▶ _Task to carry out_
Print the listing as it stands, omitting all images.

[Saved data entries]
--- --- ---

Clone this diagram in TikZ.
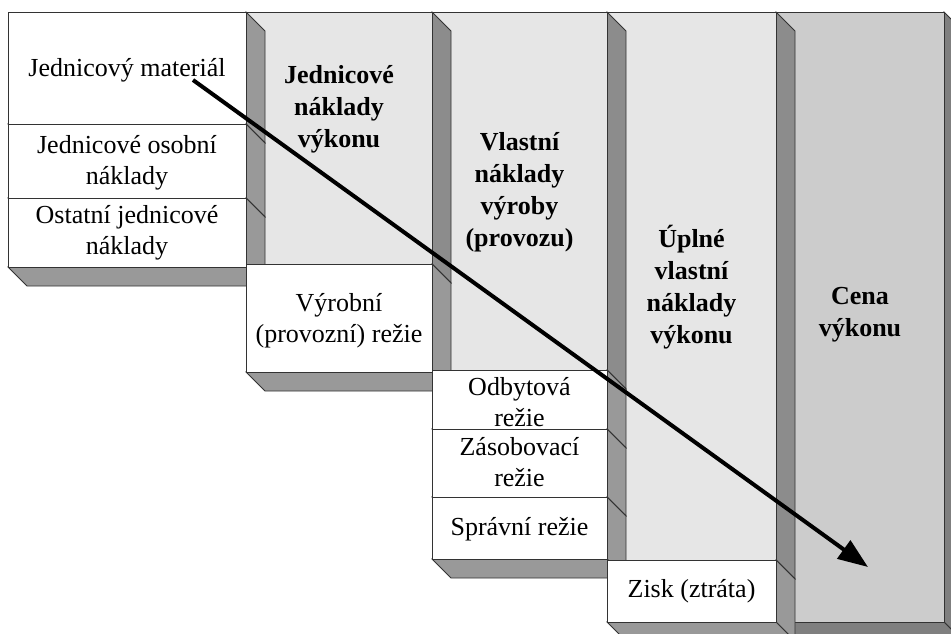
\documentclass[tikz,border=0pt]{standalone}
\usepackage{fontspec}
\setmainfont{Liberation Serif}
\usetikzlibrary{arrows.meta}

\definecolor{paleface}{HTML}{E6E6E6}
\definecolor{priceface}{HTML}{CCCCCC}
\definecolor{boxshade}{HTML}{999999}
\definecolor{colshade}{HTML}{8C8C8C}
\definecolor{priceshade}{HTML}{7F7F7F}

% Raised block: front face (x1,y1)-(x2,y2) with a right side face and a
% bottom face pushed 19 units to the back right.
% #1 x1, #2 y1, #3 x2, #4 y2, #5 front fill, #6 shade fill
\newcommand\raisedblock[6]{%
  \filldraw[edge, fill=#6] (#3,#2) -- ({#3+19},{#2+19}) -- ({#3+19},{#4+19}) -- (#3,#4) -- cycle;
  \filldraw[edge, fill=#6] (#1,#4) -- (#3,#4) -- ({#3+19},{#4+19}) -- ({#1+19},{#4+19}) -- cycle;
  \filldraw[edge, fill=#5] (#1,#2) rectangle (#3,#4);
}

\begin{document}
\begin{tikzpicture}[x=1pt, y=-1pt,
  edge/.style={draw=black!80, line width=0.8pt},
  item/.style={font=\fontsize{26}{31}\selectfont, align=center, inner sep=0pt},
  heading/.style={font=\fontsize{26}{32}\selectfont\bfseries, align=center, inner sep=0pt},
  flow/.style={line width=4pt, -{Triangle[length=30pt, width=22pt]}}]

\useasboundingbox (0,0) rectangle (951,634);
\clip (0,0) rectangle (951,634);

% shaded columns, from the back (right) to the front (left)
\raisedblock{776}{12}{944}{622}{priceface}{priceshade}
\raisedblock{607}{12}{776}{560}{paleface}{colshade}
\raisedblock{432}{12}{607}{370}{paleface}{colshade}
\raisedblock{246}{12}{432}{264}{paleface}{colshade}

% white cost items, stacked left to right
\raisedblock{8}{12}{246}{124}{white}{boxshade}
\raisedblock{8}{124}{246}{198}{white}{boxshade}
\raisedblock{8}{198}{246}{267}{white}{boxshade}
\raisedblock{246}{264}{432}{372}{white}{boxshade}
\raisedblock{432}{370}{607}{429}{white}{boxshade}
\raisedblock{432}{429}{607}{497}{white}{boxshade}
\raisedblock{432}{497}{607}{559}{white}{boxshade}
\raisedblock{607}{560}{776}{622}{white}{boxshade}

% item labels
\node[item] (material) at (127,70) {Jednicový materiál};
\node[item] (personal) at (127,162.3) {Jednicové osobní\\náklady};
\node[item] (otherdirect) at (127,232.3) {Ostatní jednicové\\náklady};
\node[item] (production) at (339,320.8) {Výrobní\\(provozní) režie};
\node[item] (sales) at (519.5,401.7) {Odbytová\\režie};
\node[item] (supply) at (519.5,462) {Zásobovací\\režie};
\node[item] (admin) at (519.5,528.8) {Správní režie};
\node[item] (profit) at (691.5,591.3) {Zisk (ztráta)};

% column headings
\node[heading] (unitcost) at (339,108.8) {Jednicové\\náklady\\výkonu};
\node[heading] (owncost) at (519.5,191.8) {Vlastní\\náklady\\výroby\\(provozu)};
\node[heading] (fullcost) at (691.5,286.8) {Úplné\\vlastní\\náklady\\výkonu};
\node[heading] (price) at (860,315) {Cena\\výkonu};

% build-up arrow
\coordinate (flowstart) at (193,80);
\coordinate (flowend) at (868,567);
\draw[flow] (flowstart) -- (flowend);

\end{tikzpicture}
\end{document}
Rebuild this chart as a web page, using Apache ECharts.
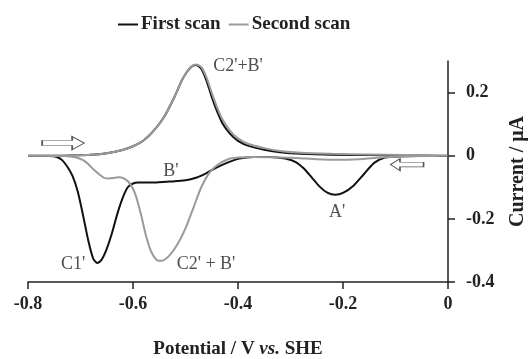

--- --- ---

▶ _Reply_
Clone this diagram in TikZ.
\documentclass[tikz,border=0pt]{standalone}
\usepackage{fontspec}
\setmainfont{Liberation Serif}
\usetikzlibrary{arrows.meta}

\definecolor{paleface}{HTML}{E6E6E6}
\definecolor{priceface}{HTML}{CCCCCC}
\definecolor{boxshade}{HTML}{999999}
\definecolor{colshade}{HTML}{8C8C8C}
\definecolor{priceshade}{HTML}{7F7F7F}

% Raised block: front face (x1,y1)-(x2,y2) with a right side face and a
% bottom face pushed 19 units to the back right.
% #1 x1, #2 y1, #3 x2, #4 y2, #5 front fill, #6 shade fill
\newcommand\raisedblock[6]{%
  \filldraw[edge, fill=#6] (#3,#2) -- ({#3+19},{#2+19}) -- ({#3+19},{#4+19}) -- (#3,#4) -- cycle;
  \filldraw[edge, fill=#6] (#1,#4) -- (#3,#4) -- ({#3+19},{#4+19}) -- ({#1+19},{#4+19}) -- cycle;
  \filldraw[edge, fill=#5] (#1,#2) rectangle (#3,#4);
}

\begin{document}
\begin{tikzpicture}[x=1pt, y=-1pt,
  edge/.style={draw=black!80, line width=0.8pt},
  item/.style={font=\fontsize{26}{31}\selectfont, align=center, inner sep=0pt},
  heading/.style={font=\fontsize{26}{32}\selectfont\bfseries, align=center, inner sep=0pt},
  flow/.style={line width=4pt, -{Triangle[length=30pt, width=22pt]}}]

\useasboundingbox (0,0) rectangle (951,634);
\clip (0,0) rectangle (951,634);

% shaded columns, from the back (right) to the front (left)
\raisedblock{776}{12}{944}{622}{priceface}{priceshade}
\raisedblock{607}{12}{776}{560}{paleface}{colshade}
\raisedblock{432}{12}{607}{370}{paleface}{colshade}
\raisedblock{246}{12}{432}{264}{paleface}{colshade}

% white cost items, stacked left to right
\raisedblock{8}{12}{246}{124}{white}{boxshade}
\raisedblock{8}{124}{246}{198}{white}{boxshade}
\raisedblock{8}{198}{246}{267}{white}{boxshade}
\raisedblock{246}{264}{432}{372}{white}{boxshade}
\raisedblock{432}{370}{607}{429}{white}{boxshade}
\raisedblock{432}{429}{607}{497}{white}{boxshade}
\raisedblock{432}{497}{607}{559}{white}{boxshade}
\raisedblock{607}{560}{776}{622}{white}{boxshade}

% item labels
\node[item] (material) at (127,70) {Jednicový materiál};
\node[item] (personal) at (127,162.3) {Jednicové osobní\\náklady};
\node[item] (otherdirect) at (127,232.3) {Ostatní jednicové\\náklady};
\node[item] (production) at (339,320.8) {Výrobní\\(provozní) režie};
\node[item] (sales) at (519.5,401.7) {Odbytová\\režie};
\node[item] (supply) at (519.5,462) {Zásobovací\\režie};
\node[item] (admin) at (519.5,528.8) {Správní režie};
\node[item] (profit) at (691.5,591.3) {Zisk (ztráta)};

% column headings
\node[heading] (unitcost) at (339,108.8) {Jednicové\\náklady\\výkonu};
\node[heading] (owncost) at (519.5,191.8) {Vlastní\\náklady\\výroby\\(provozu)};
\node[heading] (fullcost) at (691.5,286.8) {Úplné\\vlastní\\náklady\\výkonu};
\node[heading] (price) at (860,315) {Cena\\výkonu};

% build-up arrow
\coordinate (flowstart) at (193,80);
\coordinate (flowend) at (868,567);
\draw[flow] (flowstart) -- (flowend);

\end{tikzpicture}
\end{document}
Rebuild this chart as a web page, using Apache ECharts.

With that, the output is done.